‘Waaaaaahhhhhhoooooohhhhhhuuurrrggghhh isn’t it all horrible!’. That’s the noise being made at the moment by Arsenal Football Club fans, the most brattish and entitled set of supporters in the country.
Twenty consecutive top four finishes in the Premier League and an uninterrupted stream of appearances in the Champions League, Europe’s most prestigious club competition, two league and FA Cup doubles, three Premier League titles in total including one season undefeated as the ‘Invincibles’, six FA Cups, six Community Shields: in all, Arsene Wenger is Arsenal’s most successful ever manager.
Of course there are mitigating circumstances. Arsenal’s last league triumph came in 2003-04, and their FA Cup wins in 2004-05 and 2013-14 were separated by nine years without a trophy. Their style of play is not as vibrant as it was when Thierry Henry spearheaded a counter-attacking setup, and there is some justification to the perception that they have spent too sparely and on occasion unwisely in the transfer market.
But the shrieks and whimpers of discontent over Wenger’s handling of the club are more than a little ridiculous. Last season they finished second in the league, securing for the twenty-first year in a row a place above their local rivals Tottenham Hotspur. The murmurs of dissatisfaction this time around became voluble after a last-gasp 2-1 home win over Burnley. Then Arsenal were second in the league, if eight points behind leaders Chelsea.
But after they succumbed in their next home game 1-2 versus Watford, they dropped one place in the table and their fans became impossible to console. They were then soundly beaten 3-1 at Stamford Bridge, and pundits who have never warmed in more than two decades to the idea of a foreign manager – led by Ian Wright, a supposed Gunners hero – all but wrote off Wenger’s future.
Wright, an intolerable xenophobe, even insinuated that Wenger had admitted he would not continue in the role beyond the summer – willfully extrapolating if not deliberately misinterpreting comments made by the manager during a corporate dinner. Now after Arsenal’s crushing defeat over two legs in the Champions League Round of 16 versus Bayern Munich, Wright has proclaimed this period the worst in Arsenal’s entire history.
So let’s look back to a time when Arsenal were the greatest side in the world with Ian Wright their star striker. Wait what’s that! Alas, it never happened. Arsenal actually won the league title at the end of the 1990-1991 season, but when they bought Ian Wright the following September, he scored goals but could only help them to a fourth-placed finish.

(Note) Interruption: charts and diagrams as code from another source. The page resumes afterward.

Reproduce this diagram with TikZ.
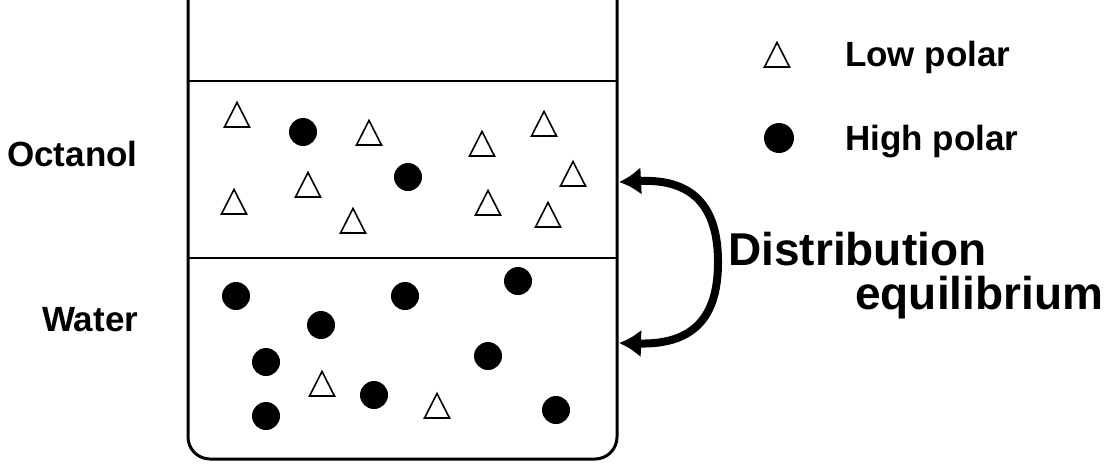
\documentclass[tikz,border=0pt]{standalone}
\usepackage{fontspec}
\setmainfont{Liberation Sans}
\usetikzlibrary{arrows.meta}

\tikzset{
  wall/.style={line width=3pt, rounded corners=22pt},
  layerline/.style={line width=2pt},
  dot/.style={circle, fill=black, draw=none, minimum size=28pt, inner sep=0pt},
  tri/.pic={\draw[line width=1.6pt, line join=miter] (-12.5,12) -- (0,-12.5) -- (12.5,12) -- cycle;},
  lbl/.style={anchor=base west, inner sep=0pt, font=\bfseries\fontsize{35}{40}\selectfont},
  biglbl/.style={anchor=base west, inner sep=0pt, font=\bfseries\fontsize{46}{50}\selectfont},
  eqarrow/.style={line width=8pt, {Latex[length=22pt,width=28pt]}-{Latex[length=22pt,width=28pt]}}
}

\begin{document}
\begin{tikzpicture}[x=1pt, y=-1pt]
\useasboundingbox (0,0) rectangle (1115,464);

% beaker and the two liquid layers
\draw[wall] (188,0) -- (188,459) -- (617,459) -- (617,0);
\draw[layerline] (188,81) -- (617,81);
\draw[layerline] (188,258) -- (617,258);

% octanol layer
\pic (o1) at (237,115) {tri};
\pic (o2) at (369,133) {tri};
\pic (o3) at (482,144) {tri};
\pic (o4) at (544,124) {tri};
\pic (o5) at (308,185) {tri};
\pic (o6) at (573,174) {tri};
\pic (o7) at (234,202) {tri};
\pic (o8) at (488,203) {tri};
\pic (o9) at (353,221) {tri};
\pic (o10) at (548,215) {tri};
\node[dot] (p1) at (303,132) {};
\node[dot] (p2) at (408,177) {};

% water layer
\node[dot] (w1) at (236,296) {};
\node[dot] (w2) at (405,296) {};
\node[dot] (w3) at (518,281) {};
\node[dot] (w4) at (321,325) {};
\node[dot] (w5) at (266,362) {};
\node[dot] (w6) at (488,356) {};
\node[dot] (w7) at (374,395) {};
\node[dot] (w8) at (266,416) {};
\node[dot] (w9) at (556,410) {};
\pic (u1) at (322,384) {tri};
\pic (u2) at (437,406) {tri};

% layer labels
\node[lbl] (octanol) at (7,166) {Octanol};
\node[lbl] (water) at (42,331) {Water};

% legend
\pic (legtri) at (777,55) {tri};
\node[dot, minimum size=30pt] (legdot) at (779,138) {};
\node[lbl] (lowpolar) at (845,66) {Low polar};
\node[lbl] (highpolar) at (845,150) {High polar};

% distribution arrow between the layers
\coordinate (top) at (619,182);
\coordinate (bot) at (619,343);
\draw[eqarrow] (top) .. controls (700,178) and (718,215) .. (718,262)
                     .. controls (718,310) and (700,345) .. (bot);
\node[biglbl] (dist) at (728,265) {Distribution};
\node[biglbl] (equil) at (855,309) {equilibrium};
\end{tikzpicture}
\end{document}
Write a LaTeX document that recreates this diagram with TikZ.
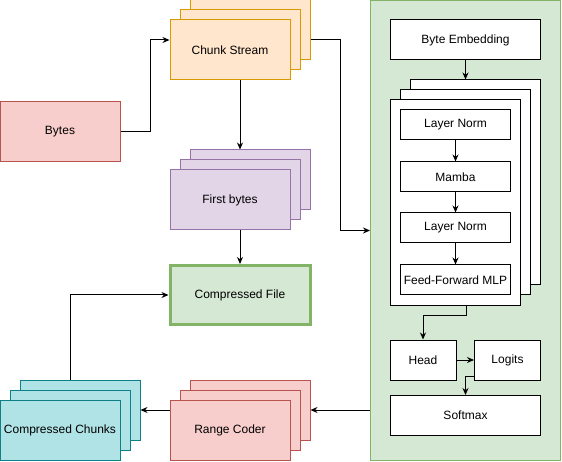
\documentclass[tikz,border=0pt]{standalone}
\usepackage{fontspec}
\setmainfont{Liberation Sans}
\usepackage{tikz}
\usetikzlibrary{arrows.meta}

\definecolor{orngfill}{HTML}{FFE6CC}
\definecolor{orngline}{HTML}{D79B00}
\definecolor{purpfill}{HTML}{E1D5E7}
\definecolor{purpline}{HTML}{9673A6}
\definecolor{redfill}{HTML}{F8CECC}
\definecolor{redline}{HTML}{B85450}
\definecolor{grnfill}{HTML}{D5E8D4}
\definecolor{grnline}{HTML}{82B366}
\definecolor{cyanfill}{HTML}{B0E3E6}
\definecolor{cyanline}{HTML}{0E8088}

\begin{document}
\begin{tikzpicture}[x=1pt, y=-1pt, font=\fontsize{12}{14}\selectfont,
  blk/.style={draw, line width=1pt, inner sep=0pt, minimum width=120pt, minimum height=60pt},
  orng/.style={blk, fill=orngfill, draw=orngline},
  purp/.style={blk, fill=purpfill, draw=purpline},
  redb/.style={blk, fill=redfill, draw=redline},
  cyan/.style={blk, fill=cyanfill, draw=cyanline},
  wbox/.style={draw, line width=1pt, fill=white, inner sep=0pt},
  layer/.style={wbox, minimum width=110pt, minimum height=30pt},
  stk/.style={wbox, minimum width=130pt, minimum height=205pt},
  arr/.style={draw, line width=1pt, -{Stealth[length=7pt,width=6pt]}}]

\useasboundingbox (0,0) rectangle (562,462);

\node[redb] (bytes) at (60,132) {Bytes};

\node[orng] (cs3) at (250,30) {};
\node[orng] (cs2) at (240,40) {};
\node[orng] (cs1) at (230,50) {Chunk Stream};

\node[purp] (fb3) at (250,180) {};
\node[purp] (fb2) at (240,190) {};
\node[purp] (fb1) at (230,200) {First bytes};

\node[draw=grnline, fill=grnfill, line width=3pt, inner sep=0pt, minimum width=140pt, minimum height=59pt] (cf) at (240,295) {Compressed File};

\node[redb] (rc3) at (250,410) {};
\node[redb] (rc2) at (240,420) {};
\node[redb] (rc1) at (230,430) {Range Coder};

\node[cyan] (cc3) at (80,410) {};
\node[cyan] (cc2) at (70,420) {};
\node[cyan] (cc1) at (60,430) {Compressed Chunks};

\node[draw=grnline, fill=grnfill, line width=1pt, inner sep=0pt, minimum width=190pt, minimum height=459pt] (model) at (465.5,230.5) {};

\node[wbox, minimum width=150pt, minimum height=40pt] (emb) at (465.5,40) {Byte Embedding};

\node[stk] (st3) at (475.5,182.5) {};
\node[stk] (st2) at (465.5,192.5) {};
\node[stk] (st1) at (455.5,202.5) {};

\node[layer] (ln1) at (455.5,125) {Layer Norm};
\node[layer] (mb) at (455.5,177) {Mamba};
\node[layer] (ln2) at (455.5,228) {Layer Norm};
\node[layer] (ff) at (455.5,280) {Feed-Forward MLP};

\node[wbox, minimum width=66pt, minimum height=40pt] (head) at (423,360) {Head};
\node[wbox, minimum width=66pt, minimum height=40pt] (lg) at (507.5,360) {Logits};
\node[wbox, minimum width=150pt, minimum height=40pt] (sm) at (465.5,415.5) {Softmax};

\path[arr] (bytes.east) -- ++(30,0) |- (cs1.west |- cs2.east);
\path[arr] (cs2.south |- cs1.south) -- (cs2.south |- fb3.north);
\path[arr] (fb2.south |- fb1.south) -- (cf.north);
\path[arr] (cs3.east |- cs2.east) -- ++(30,0) |- (model.west);

\path[arr] (emb.south) -- (emb.south |- st3.north);
\path[arr] (ln1) -- (mb);
\path[arr] (mb) -- (ln2);
\path[arr] (ln2) -- (ff);
\path[arr] ([xshift=11pt]st1.south) -- ++(0,10) -| (head.north);
\path[arr] (head) -- (lg);
\path[arr] ([yshift=-16pt]lg.west) -| (sm.north);

\path[arr] (model.west |- rc3.east) -- (rc3.east);
\path[arr] (rc1.west |- cc3.east) -- (cc3.east);
\path[arr] (cc2.north |- cc3.north) |- (cf.west);
\end{tikzpicture}
\end{document}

The following season and the advent of the Premier League saw Ian Wright’s Arsenal in lowly 10th position. They then finished 4th, 12th, 5th, and 3rd, Arsene Wenger arriving early in the latter season before finally enabling an ageing Ian Wright to claim his one and only Premier League winner’s medal. Otherwise the highlights of Wright’s unremarkable time at Arsenal were a domestic cup double in 1993, and the UEFA Cup Winners’ Cup in 1994, although Wright himself was suspended for the final.
Instead of instigating a tirade of abuse and destructive speculation, Wright should prostrate himself at Wenger’s feet, or do us all a favour and remove himself from the television. If that would be too decent, too self-effacing, at least in the future he might let Wenger chew on his food in relative peace.